**TASK REQUIREMENTS:** Output the full listing below exactly, without the pictures.

━━━━━━━━━━

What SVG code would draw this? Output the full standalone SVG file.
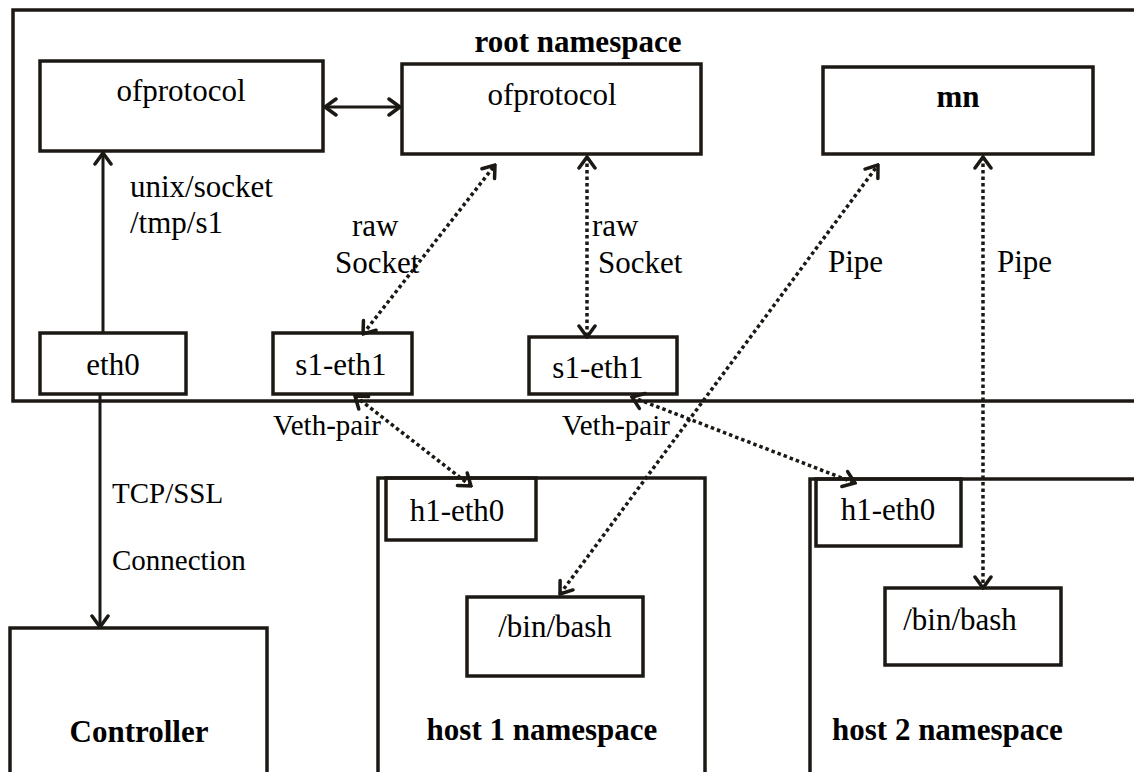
<svg xmlns="http://www.w3.org/2000/svg" width="1134" height="772" viewBox="0 0 1134 772">
  <defs>
    <style>
      .box { fill: none; stroke: #1c1914; stroke-width: 3.5; }
      .solid { fill: none; stroke: #1c1914; stroke-width: 3; }
      .dot { fill: none; stroke: #1c1914; stroke-width: 3.5; stroke-dasharray: 3.5 3; }
      text { font-family: "Liberation Serif", "Times New Roman", serif; fill: #000; font-size: 31px; }
      .b { font-weight: bold; }
      .c { text-anchor: middle; }
      .s { font-size: 29px; }
    </style>
    <marker id="arr" viewBox="-14 -10 16 20" refX="0" refY="0" markerWidth="16" markerHeight="20" markerUnits="userSpaceOnUse" orient="auto-start-reverse">
      <path d="M-11,-8 L0,0 L-11,8" fill="none" stroke="#1c1914" stroke-width="3.5" stroke-linecap="round" stroke-linejoin="miter"/>
    </marker>
  </defs>
  <rect width="1134" height="772" fill="#fff"/>

  <!-- root namespace -->
  <g id="root-namespace">
    <rect class="box" x="13" y="10" width="1140" height="391"/>
    <text class="b c" x="578" y="52">root namespace</text>
  </g>

  <g id="ofprotocol-1">
    <rect class="box" x="40" y="61" width="283" height="90"/>
    <text class="c" x="181" y="101">ofprotocol</text>
  </g>

  <g id="ofprotocol-2">
    <rect class="box" x="402" y="64" width="299" height="90"/>
    <text class="c" x="552" y="105">ofprotocol</text>
  </g>

  <g id="mn">
    <rect class="box" x="823" y="67" width="270" height="87"/>
    <text class="b c" x="958" y="107">mn</text>
  </g>

  <g id="eth0">
    <rect class="box" x="40" y="333" width="146" height="61"/>
    <text class="c" x="113" y="375">eth0</text>
  </g>

  <g id="s1-eth1-a">
    <rect class="box" x="273" y="333" width="139" height="61"/>
    <text class="c" x="341" y="375">s1-eth1</text>
  </g>

  <g id="s1-eth1-b">
    <rect class="box" x="529" y="337" width="148" height="57"/>
    <text class="c" x="598" y="378">s1-eth1</text>
  </g>

  <!-- controller -->
  <g id="controller">
    <rect class="box" x="10" y="628" width="257" height="200"/>
    <text class="b c" x="139" y="742">Controller</text>
  </g>

  <!-- host 1 namespace -->
  <g id="host1-namespace">
    <rect class="box" x="378" y="478" width="327" height="400"/>
    <text class="b c" x="542" y="740">host 1 namespace</text>
  </g>

  <g id="host1-eth0">
    <rect class="box" x="386" y="478" width="150" height="62"/>
    <text class="c" x="457" y="521">h1-eth0</text>
  </g>

  <g id="host1-bash">
    <rect class="box" x="467" y="597" width="176" height="79"/>
    <text class="c" x="555" y="637">/bin/bash</text>
  </g>

  <!-- host 2 namespace -->
  <g id="host2-namespace">
    <rect class="box" x="810" y="479" width="340" height="400"/>
    <text class="b" x="832" y="740">host 2 namespace</text>
  </g>

  <g id="host2-eth0">
    <rect class="box" x="816" y="479" width="145" height="67"/>
    <text class="c" x="888" y="520">h1-eth0</text>
  </g>

  <g id="host2-bash">
    <rect class="box" x="885" y="588" width="176" height="77"/>
    <text class="c" x="960" y="630">/bin/bash</text>
  </g>

  <!-- connectors -->
  <g id="connectors">
    <line class="solid" x1="325" y1="107" x2="400" y2="107" marker-start="url(#arr)" marker-end="url(#arr)"/>
    <line class="solid" x1="103" y1="333" x2="103" y2="153" marker-end="url(#arr)"/>
    <line class="solid" x1="100" y1="394" x2="100" y2="627" marker-end="url(#arr)"/>
    <line class="dot" x1="363" y1="334" x2="495" y2="165" marker-start="url(#arr)" marker-end="url(#arr)"/>
    <line class="dot" x1="587" y1="157" x2="587" y2="337" marker-start="url(#arr)" marker-end="url(#arr)"/>
    <line class="dot" x1="560" y1="594" x2="878" y2="165" marker-start="url(#arr)" marker-end="url(#arr)"/>
    <line class="dot" x1="983" y1="157" x2="983" y2="588" marker-start="url(#arr)" marker-end="url(#arr)"/>
    <line class="dot" x1="355" y1="396" x2="471" y2="486" marker-start="url(#arr)" marker-end="url(#arr)"/>
    <line class="dot" x1="632" y1="397" x2="855" y2="483" marker-start="url(#arr)" marker-end="url(#arr)"/>
  </g>

  <!-- connector labels -->
  <g id="labels">
    <text x="130" y="197">unix/socket</text>
    <text x="130" y="233">/tmp/s1</text>
    <text x="352" y="236">raw</text>
    <text x="335" y="273">Socket</text>
    <text x="592" y="236">raw</text>
    <text x="598" y="273">Socket</text>
    <text x="828" y="272">Pipe</text>
    <text x="997" y="272">Pipe</text>
    <text class="s" x="273" y="435">Veth-pair</text>
    <text class="s" x="562" y="435">Veth-pair</text>
    <text class="s" x="112" y="503">TCP/SSL</text>
    <text class="s" x="112" y="570">Connection</text>
  </g>
</svg>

━━━━━━━━━━

**TASK SOLUTION:**
What SVG code would draw this? Output the full standalone SVG file.
<svg xmlns="http://www.w3.org/2000/svg" width="1134" height="772" viewBox="0 0 1134 772">
  <defs>
    <style>
      .box { fill: none; stroke: #1c1914; stroke-width: 3.5; }
      .solid { fill: none; stroke: #1c1914; stroke-width: 3; }
      .dot { fill: none; stroke: #1c1914; stroke-width: 3.5; stroke-dasharray: 3.5 3; }
      text { font-family: "Liberation Serif", "Times New Roman", serif; fill: #000; font-size: 31px; }
      .b { font-weight: bold; }
      .c { text-anchor: middle; }
      .s { font-size: 29px; }
    </style>
    <marker id="arr" viewBox="-14 -10 16 20" refX="0" refY="0" markerWidth="16" markerHeight="20" markerUnits="userSpaceOnUse" orient="auto-start-reverse">
      <path d="M-11,-8 L0,0 L-11,8" fill="none" stroke="#1c1914" stroke-width="3.5" stroke-linecap="round" stroke-linejoin="miter"/>
    </marker>
  </defs>
  <rect width="1134" height="772" fill="#fff"/>

  <!-- root namespace -->
  <g id="root-namespace">
    <rect class="box" x="13" y="10" width="1140" height="391"/>
    <text class="b c" x="578" y="52">root namespace</text>
  </g>

  <g id="ofprotocol-1">
    <rect class="box" x="40" y="61" width="283" height="90"/>
    <text class="c" x="181" y="101">ofprotocol</text>
  </g>

  <g id="ofprotocol-2">
    <rect class="box" x="402" y="64" width="299" height="90"/>
    <text class="c" x="552" y="105">ofprotocol</text>
  </g>

  <g id="mn">
    <rect class="box" x="823" y="67" width="270" height="87"/>
    <text class="b c" x="958" y="107">mn</text>
  </g>

  <g id="eth0">
    <rect class="box" x="40" y="333" width="146" height="61"/>
    <text class="c" x="113" y="375">eth0</text>
  </g>

  <g id="s1-eth1-a">
    <rect class="box" x="273" y="333" width="139" height="61"/>
    <text class="c" x="341" y="375">s1-eth1</text>
  </g>

  <g id="s1-eth1-b">
    <rect class="box" x="529" y="337" width="148" height="57"/>
    <text class="c" x="598" y="378">s1-eth1</text>
  </g>

  <!-- controller -->
  <g id="controller">
    <rect class="box" x="10" y="628" width="257" height="200"/>
    <text class="b c" x="139" y="742">Controller</text>
  </g>

  <!-- host 1 namespace -->
  <g id="host1-namespace">
    <rect class="box" x="378" y="478" width="327" height="400"/>
    <text class="b c" x="542" y="740">host 1 namespace</text>
  </g>

  <g id="host1-eth0">
    <rect class="box" x="386" y="478" width="150" height="62"/>
    <text class="c" x="457" y="521">h1-eth0</text>
  </g>

  <g id="host1-bash">
    <rect class="box" x="467" y="597" width="176" height="79"/>
    <text class="c" x="555" y="637">/bin/bash</text>
  </g>

  <!-- host 2 namespace -->
  <g id="host2-namespace">
    <rect class="box" x="810" y="479" width="340" height="400"/>
    <text class="b" x="832" y="740">host 2 namespace</text>
  </g>

  <g id="host2-eth0">
    <rect class="box" x="816" y="479" width="145" height="67"/>
    <text class="c" x="888" y="520">h1-eth0</text>
  </g>

  <g id="host2-bash">
    <rect class="box" x="885" y="588" width="176" height="77"/>
    <text class="c" x="960" y="630">/bin/bash</text>
  </g>

  <!-- connectors -->
  <g id="connectors">
    <line class="solid" x1="325" y1="107" x2="400" y2="107" marker-start="url(#arr)" marker-end="url(#arr)"/>
    <line class="solid" x1="103" y1="333" x2="103" y2="153" marker-end="url(#arr)"/>
    <line class="solid" x1="100" y1="394" x2="100" y2="627" marker-end="url(#arr)"/>
    <line class="dot" x1="363" y1="334" x2="495" y2="165" marker-start="url(#arr)" marker-end="url(#arr)"/>
    <line class="dot" x1="587" y1="157" x2="587" y2="337" marker-start="url(#arr)" marker-end="url(#arr)"/>
    <line class="dot" x1="560" y1="594" x2="878" y2="165" marker-start="url(#arr)" marker-end="url(#arr)"/>
    <line class="dot" x1="983" y1="157" x2="983" y2="588" marker-start="url(#arr)" marker-end="url(#arr)"/>
    <line class="dot" x1="355" y1="396" x2="471" y2="486" marker-start="url(#arr)" marker-end="url(#arr)"/>
    <line class="dot" x1="632" y1="397" x2="855" y2="483" marker-start="url(#arr)" marker-end="url(#arr)"/>
  </g>

  <!-- connector labels -->
  <g id="labels">
    <text x="130" y="197">unix/socket</text>
    <text x="130" y="233">/tmp/s1</text>
    <text x="352" y="236">raw</text>
    <text x="335" y="273">Socket</text>
    <text x="592" y="236">raw</text>
    <text x="598" y="273">Socket</text>
    <text x="828" y="272">Pipe</text>
    <text x="997" y="272">Pipe</text>
    <text class="s" x="273" y="435">Veth-pair</text>
    <text class="s" x="562" y="435">Veth-pair</text>
    <text class="s" x="112" y="503">TCP/SSL</text>
    <text class="s" x="112" y="570">Connection</text>
  </g>
</svg>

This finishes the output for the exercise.